Leave out the pictures, and write out exactly the lines from the beginning of the material to the line holding "x_ticks = [3.5, 4.0, 4.5]", that line included, and nothing else.

::: RAW DATA

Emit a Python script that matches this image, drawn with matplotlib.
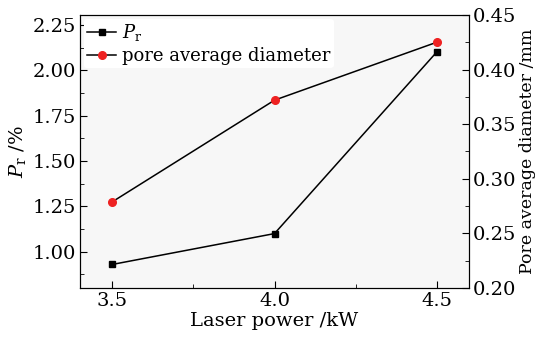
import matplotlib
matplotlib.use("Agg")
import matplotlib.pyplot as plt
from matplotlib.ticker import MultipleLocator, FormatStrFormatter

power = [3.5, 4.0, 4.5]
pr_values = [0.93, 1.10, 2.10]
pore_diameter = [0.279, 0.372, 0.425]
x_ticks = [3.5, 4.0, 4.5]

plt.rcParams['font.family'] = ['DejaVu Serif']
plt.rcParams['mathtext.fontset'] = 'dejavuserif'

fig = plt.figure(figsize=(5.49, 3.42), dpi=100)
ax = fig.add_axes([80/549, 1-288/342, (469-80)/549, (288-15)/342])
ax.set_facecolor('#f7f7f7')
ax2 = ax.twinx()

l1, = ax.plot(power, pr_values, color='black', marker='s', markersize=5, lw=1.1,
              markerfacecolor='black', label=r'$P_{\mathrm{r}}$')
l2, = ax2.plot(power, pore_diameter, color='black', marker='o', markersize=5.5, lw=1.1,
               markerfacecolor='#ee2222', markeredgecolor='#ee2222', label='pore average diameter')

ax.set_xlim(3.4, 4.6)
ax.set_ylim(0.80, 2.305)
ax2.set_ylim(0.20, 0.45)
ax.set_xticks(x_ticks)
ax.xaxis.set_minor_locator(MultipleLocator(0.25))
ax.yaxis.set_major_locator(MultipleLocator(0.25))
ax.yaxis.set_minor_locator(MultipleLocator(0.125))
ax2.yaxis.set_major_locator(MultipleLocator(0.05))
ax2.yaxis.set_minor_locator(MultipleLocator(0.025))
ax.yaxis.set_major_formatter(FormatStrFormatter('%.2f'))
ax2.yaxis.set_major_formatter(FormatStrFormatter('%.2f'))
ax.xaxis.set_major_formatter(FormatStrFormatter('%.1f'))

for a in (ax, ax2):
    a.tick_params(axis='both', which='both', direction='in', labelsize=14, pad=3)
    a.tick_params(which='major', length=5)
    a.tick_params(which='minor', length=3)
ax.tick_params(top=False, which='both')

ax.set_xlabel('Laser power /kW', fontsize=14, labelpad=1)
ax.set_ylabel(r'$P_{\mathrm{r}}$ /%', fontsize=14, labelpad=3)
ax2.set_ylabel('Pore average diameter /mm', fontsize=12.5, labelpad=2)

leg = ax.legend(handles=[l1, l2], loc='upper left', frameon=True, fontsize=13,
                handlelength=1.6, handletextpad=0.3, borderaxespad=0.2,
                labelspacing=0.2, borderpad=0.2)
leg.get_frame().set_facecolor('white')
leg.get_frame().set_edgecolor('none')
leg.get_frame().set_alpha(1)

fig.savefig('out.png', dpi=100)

::::::

▸ THE REPLY:
Emit a Python script that matches this image, drawn with matplotlib.
import matplotlib
matplotlib.use("Agg")
import matplotlib.pyplot as plt
from matplotlib.ticker import MultipleLocator, FormatStrFormatter

power = [3.5, 4.0, 4.5]
pr_values = [0.93, 1.10, 2.10]
pore_diameter = [0.279, 0.372, 0.425]
x_ticks = [3.5, 4.0, 4.5]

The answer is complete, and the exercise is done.